• **Instruction**
Could you retype the lines below, starting at the line holding "Recreate this image" and stopping at the line holding "(psdtitle) at (368,41)", inclusive? Copy them exactly and drop the images.

* start Working data *

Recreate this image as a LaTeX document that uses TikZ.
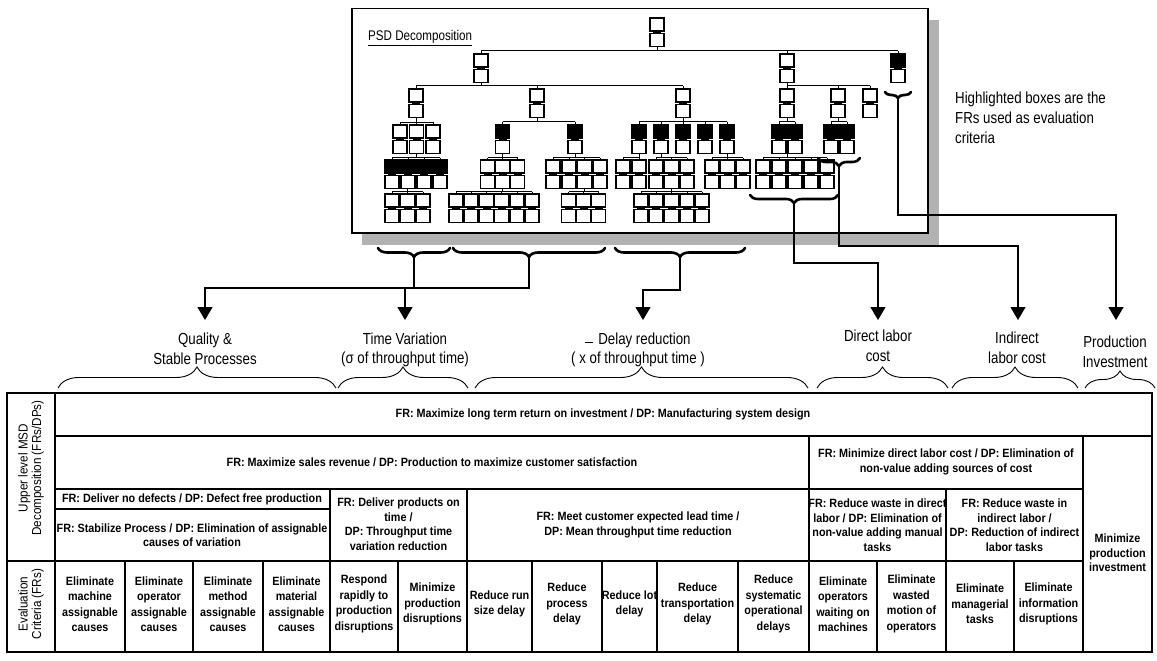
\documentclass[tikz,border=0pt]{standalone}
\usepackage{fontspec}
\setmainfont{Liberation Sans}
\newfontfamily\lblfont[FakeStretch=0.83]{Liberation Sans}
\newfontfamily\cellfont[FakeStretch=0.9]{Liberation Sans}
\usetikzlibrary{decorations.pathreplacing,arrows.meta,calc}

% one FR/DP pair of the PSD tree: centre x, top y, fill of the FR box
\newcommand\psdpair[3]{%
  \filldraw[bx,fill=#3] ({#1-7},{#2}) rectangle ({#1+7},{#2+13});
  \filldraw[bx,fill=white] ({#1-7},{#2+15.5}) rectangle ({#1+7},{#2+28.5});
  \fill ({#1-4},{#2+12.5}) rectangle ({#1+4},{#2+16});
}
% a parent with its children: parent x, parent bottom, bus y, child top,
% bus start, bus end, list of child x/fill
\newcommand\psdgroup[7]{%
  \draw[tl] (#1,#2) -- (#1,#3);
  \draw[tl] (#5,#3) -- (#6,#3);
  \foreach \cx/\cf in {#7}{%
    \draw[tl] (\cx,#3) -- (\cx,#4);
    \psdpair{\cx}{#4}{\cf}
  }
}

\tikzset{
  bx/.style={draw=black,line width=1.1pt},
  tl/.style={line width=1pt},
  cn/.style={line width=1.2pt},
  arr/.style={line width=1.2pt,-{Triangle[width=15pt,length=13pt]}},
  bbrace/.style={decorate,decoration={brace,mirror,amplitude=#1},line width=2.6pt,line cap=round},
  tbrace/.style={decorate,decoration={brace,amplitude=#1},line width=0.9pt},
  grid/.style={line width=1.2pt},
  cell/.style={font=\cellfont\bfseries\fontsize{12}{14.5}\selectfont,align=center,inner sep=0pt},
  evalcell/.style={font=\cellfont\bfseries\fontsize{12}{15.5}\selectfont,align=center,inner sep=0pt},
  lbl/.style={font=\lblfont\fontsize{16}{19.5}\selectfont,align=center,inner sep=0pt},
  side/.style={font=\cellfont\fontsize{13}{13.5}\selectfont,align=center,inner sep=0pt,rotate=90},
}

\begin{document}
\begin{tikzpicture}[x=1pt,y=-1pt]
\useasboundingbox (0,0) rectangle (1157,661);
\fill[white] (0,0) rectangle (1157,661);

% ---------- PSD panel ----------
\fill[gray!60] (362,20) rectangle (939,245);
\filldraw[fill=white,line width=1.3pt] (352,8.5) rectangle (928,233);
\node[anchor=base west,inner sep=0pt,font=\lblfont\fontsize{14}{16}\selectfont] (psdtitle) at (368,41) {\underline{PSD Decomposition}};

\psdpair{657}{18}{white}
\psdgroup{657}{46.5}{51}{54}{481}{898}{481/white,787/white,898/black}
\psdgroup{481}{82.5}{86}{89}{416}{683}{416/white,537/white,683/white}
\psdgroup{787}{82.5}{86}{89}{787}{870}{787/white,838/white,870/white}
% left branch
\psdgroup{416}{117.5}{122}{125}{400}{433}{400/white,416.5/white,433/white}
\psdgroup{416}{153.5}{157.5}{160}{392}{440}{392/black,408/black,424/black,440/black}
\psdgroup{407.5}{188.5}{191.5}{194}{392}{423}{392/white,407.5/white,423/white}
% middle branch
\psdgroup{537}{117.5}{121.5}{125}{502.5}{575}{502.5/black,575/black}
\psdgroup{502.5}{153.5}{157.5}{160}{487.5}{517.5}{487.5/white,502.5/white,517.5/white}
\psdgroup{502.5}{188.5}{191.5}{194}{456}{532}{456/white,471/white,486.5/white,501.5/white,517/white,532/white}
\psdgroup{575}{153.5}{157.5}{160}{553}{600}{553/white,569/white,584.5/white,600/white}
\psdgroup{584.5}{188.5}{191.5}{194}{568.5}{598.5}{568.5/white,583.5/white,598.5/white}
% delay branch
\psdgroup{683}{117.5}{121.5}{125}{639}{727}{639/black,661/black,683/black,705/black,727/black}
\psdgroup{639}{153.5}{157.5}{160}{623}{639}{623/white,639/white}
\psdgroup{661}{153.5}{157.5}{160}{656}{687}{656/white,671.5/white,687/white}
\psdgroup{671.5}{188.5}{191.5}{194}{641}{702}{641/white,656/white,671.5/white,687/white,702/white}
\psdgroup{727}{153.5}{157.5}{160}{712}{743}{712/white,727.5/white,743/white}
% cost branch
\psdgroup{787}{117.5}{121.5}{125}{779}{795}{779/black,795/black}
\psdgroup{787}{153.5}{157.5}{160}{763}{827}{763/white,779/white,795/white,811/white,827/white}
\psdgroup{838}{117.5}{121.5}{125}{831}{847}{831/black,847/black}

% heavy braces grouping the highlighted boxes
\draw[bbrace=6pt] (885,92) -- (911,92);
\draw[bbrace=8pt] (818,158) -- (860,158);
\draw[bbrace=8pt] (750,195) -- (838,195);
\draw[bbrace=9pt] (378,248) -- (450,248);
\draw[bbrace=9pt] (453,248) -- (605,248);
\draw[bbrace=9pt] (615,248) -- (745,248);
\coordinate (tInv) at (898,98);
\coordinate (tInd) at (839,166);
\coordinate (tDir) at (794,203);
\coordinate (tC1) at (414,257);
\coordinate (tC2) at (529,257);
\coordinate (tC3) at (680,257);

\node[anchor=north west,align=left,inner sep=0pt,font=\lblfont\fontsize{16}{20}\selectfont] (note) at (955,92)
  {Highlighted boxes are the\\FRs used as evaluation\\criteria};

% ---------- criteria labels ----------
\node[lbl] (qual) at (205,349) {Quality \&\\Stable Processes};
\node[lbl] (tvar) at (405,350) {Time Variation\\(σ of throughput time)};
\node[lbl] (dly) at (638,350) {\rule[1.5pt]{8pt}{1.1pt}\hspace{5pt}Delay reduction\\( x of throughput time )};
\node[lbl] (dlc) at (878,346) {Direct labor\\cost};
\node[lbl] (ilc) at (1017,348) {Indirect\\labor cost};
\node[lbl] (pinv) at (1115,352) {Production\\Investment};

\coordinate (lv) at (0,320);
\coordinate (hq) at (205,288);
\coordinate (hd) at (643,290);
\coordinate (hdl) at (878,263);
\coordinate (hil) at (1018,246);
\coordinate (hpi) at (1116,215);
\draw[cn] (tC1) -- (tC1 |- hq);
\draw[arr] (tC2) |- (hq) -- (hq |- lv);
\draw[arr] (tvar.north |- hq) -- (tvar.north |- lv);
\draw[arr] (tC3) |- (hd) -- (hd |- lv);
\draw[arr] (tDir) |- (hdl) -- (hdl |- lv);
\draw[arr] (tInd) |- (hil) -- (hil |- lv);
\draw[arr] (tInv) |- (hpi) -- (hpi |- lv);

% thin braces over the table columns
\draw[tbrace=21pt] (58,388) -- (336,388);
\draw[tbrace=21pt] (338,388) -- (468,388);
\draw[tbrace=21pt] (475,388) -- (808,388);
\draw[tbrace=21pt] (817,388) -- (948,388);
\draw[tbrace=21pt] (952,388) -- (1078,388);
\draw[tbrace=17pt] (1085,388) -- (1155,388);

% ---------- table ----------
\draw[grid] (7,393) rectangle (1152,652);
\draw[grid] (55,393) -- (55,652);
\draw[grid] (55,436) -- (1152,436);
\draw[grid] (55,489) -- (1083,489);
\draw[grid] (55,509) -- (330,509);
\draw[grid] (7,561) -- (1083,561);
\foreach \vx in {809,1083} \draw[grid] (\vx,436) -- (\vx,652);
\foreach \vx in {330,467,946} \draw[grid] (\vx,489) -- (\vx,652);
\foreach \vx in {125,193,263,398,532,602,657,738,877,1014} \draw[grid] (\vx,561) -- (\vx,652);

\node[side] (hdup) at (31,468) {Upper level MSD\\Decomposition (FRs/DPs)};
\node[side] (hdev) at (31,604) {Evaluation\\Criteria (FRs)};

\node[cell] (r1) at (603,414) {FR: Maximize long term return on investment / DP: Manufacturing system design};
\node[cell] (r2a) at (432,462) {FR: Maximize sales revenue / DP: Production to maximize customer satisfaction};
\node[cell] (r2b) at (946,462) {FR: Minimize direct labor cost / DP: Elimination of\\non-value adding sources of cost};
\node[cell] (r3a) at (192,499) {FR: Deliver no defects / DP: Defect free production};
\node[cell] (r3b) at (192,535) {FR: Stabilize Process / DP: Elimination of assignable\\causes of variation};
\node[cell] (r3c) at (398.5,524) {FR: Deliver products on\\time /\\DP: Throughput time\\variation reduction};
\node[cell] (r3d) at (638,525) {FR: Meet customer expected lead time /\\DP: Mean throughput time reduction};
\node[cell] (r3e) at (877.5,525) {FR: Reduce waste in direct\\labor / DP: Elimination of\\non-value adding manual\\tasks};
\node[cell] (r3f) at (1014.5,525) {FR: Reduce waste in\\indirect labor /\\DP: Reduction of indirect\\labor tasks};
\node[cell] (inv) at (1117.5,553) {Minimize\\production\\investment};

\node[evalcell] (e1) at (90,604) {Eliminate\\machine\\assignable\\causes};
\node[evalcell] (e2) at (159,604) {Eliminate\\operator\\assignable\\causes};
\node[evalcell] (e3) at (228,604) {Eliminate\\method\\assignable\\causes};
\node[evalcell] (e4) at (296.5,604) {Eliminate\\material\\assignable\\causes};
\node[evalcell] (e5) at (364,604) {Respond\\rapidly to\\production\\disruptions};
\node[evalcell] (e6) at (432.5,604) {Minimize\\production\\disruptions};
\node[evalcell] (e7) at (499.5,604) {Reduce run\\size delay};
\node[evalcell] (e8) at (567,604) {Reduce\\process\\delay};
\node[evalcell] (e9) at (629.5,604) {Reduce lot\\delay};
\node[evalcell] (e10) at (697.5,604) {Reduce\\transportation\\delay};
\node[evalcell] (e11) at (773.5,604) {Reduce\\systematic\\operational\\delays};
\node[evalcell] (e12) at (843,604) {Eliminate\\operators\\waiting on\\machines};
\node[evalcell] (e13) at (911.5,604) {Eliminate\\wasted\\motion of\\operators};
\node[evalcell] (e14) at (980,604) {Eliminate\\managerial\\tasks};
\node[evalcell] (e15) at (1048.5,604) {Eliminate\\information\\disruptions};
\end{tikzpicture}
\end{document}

* end Working data *
* start Working data *

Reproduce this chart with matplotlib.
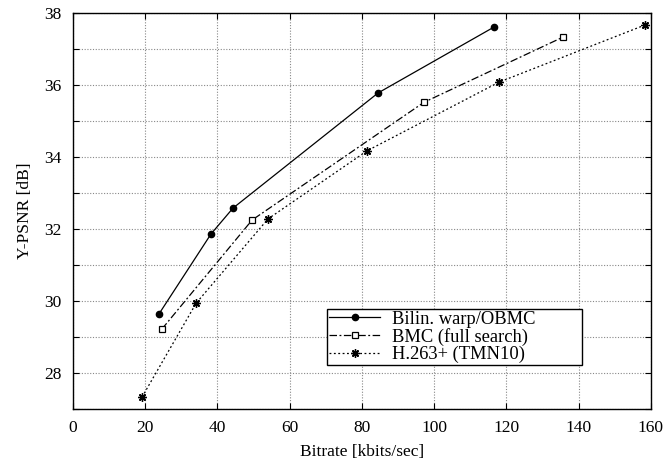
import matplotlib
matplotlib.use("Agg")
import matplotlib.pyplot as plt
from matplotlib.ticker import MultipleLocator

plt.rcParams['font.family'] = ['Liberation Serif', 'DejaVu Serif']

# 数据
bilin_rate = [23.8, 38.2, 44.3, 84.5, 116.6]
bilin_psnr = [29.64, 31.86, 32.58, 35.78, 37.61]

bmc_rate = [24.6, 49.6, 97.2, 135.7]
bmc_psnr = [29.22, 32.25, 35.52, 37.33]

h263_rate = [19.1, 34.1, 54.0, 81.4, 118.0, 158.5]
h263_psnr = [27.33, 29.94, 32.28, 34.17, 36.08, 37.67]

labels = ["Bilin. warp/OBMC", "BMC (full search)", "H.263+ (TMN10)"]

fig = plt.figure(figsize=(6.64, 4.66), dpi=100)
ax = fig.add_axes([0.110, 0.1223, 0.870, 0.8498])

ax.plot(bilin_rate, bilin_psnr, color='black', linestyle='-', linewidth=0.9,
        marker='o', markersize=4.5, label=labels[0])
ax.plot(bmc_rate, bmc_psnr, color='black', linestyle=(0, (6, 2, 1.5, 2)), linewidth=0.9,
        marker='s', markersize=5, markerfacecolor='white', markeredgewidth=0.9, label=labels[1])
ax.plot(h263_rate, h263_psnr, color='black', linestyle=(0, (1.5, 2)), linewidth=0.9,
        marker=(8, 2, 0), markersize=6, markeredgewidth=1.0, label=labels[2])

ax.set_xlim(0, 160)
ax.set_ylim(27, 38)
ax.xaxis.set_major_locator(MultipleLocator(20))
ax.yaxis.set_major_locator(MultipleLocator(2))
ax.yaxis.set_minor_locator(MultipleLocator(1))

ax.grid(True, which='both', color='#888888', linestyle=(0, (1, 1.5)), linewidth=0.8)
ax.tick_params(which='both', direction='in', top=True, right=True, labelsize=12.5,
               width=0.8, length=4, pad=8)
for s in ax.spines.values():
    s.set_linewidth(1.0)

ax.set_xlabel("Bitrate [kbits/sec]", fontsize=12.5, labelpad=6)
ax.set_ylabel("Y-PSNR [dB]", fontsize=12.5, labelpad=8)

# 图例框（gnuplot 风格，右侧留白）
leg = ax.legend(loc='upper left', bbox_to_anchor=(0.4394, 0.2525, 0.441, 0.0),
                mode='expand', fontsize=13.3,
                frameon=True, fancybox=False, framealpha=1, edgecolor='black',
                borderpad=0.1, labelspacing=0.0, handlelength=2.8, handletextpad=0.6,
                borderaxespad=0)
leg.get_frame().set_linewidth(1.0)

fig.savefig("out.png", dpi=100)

* end Working data *
* start Working data *

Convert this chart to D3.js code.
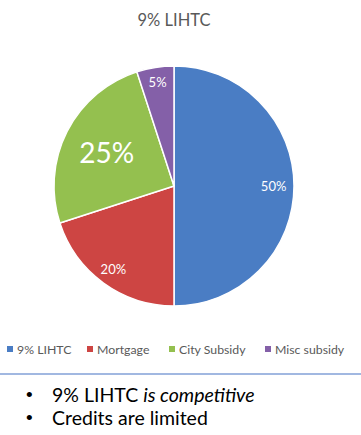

* end Working data *

• **Written response**
Recreate this image as a LaTeX document that uses TikZ.
\documentclass[tikz,border=0pt]{standalone}
\usepackage{fontspec}
\setmainfont{Liberation Sans}
\newfontfamily\lblfont[FakeStretch=0.83]{Liberation Sans}
\newfontfamily\cellfont[FakeStretch=0.9]{Liberation Sans}
\usetikzlibrary{decorations.pathreplacing,arrows.meta,calc}

% one FR/DP pair of the PSD tree: centre x, top y, fill of the FR box
\newcommand\psdpair[3]{%
  \filldraw[bx,fill=#3] ({#1-7},{#2}) rectangle ({#1+7},{#2+13});
  \filldraw[bx,fill=white] ({#1-7},{#2+15.5}) rectangle ({#1+7},{#2+28.5});
  \fill ({#1-4},{#2+12.5}) rectangle ({#1+4},{#2+16});
}
% a parent with its children: parent x, parent bottom, bus y, child top,
% bus start, bus end, list of child x/fill
\newcommand\psdgroup[7]{%
  \draw[tl] (#1,#2) -- (#1,#3);
  \draw[tl] (#5,#3) -- (#6,#3);
  \foreach \cx/\cf in {#7}{%
    \draw[tl] (\cx,#3) -- (\cx,#4);
    \psdpair{\cx}{#4}{\cf}
  }
}

\tikzset{
  bx/.style={draw=black,line width=1.1pt},
  tl/.style={line width=1pt},
  cn/.style={line width=1.2pt},
  arr/.style={line width=1.2pt,-{Triangle[width=15pt,length=13pt]}},
  bbrace/.style={decorate,decoration={brace,mirror,amplitude=#1},line width=2.6pt,line cap=round},
  tbrace/.style={decorate,decoration={brace,amplitude=#1},line width=0.9pt},
  grid/.style={line width=1.2pt},
  cell/.style={font=\cellfont\bfseries\fontsize{12}{14.5}\selectfont,align=center,inner sep=0pt},
  evalcell/.style={font=\cellfont\bfseries\fontsize{12}{15.5}\selectfont,align=center,inner sep=0pt},
  lbl/.style={font=\lblfont\fontsize{16}{19.5}\selectfont,align=center,inner sep=0pt},
  side/.style={font=\cellfont\fontsize{13}{13.5}\selectfont,align=center,inner sep=0pt,rotate=90},
}

\begin{document}
\begin{tikzpicture}[x=1pt,y=-1pt]
\useasboundingbox (0,0) rectangle (1157,661);
\fill[white] (0,0) rectangle (1157,661);

% ---------- PSD panel ----------
\fill[gray!60] (362,20) rectangle (939,245);
\filldraw[fill=white,line width=1.3pt] (352,8.5) rectangle (928,233);
\node[anchor=base west,inner sep=0pt,font=\lblfont\fontsize{14}{16}\selectfont] (psdtitle) at (368,41) {\underline{PSD Decomposition}};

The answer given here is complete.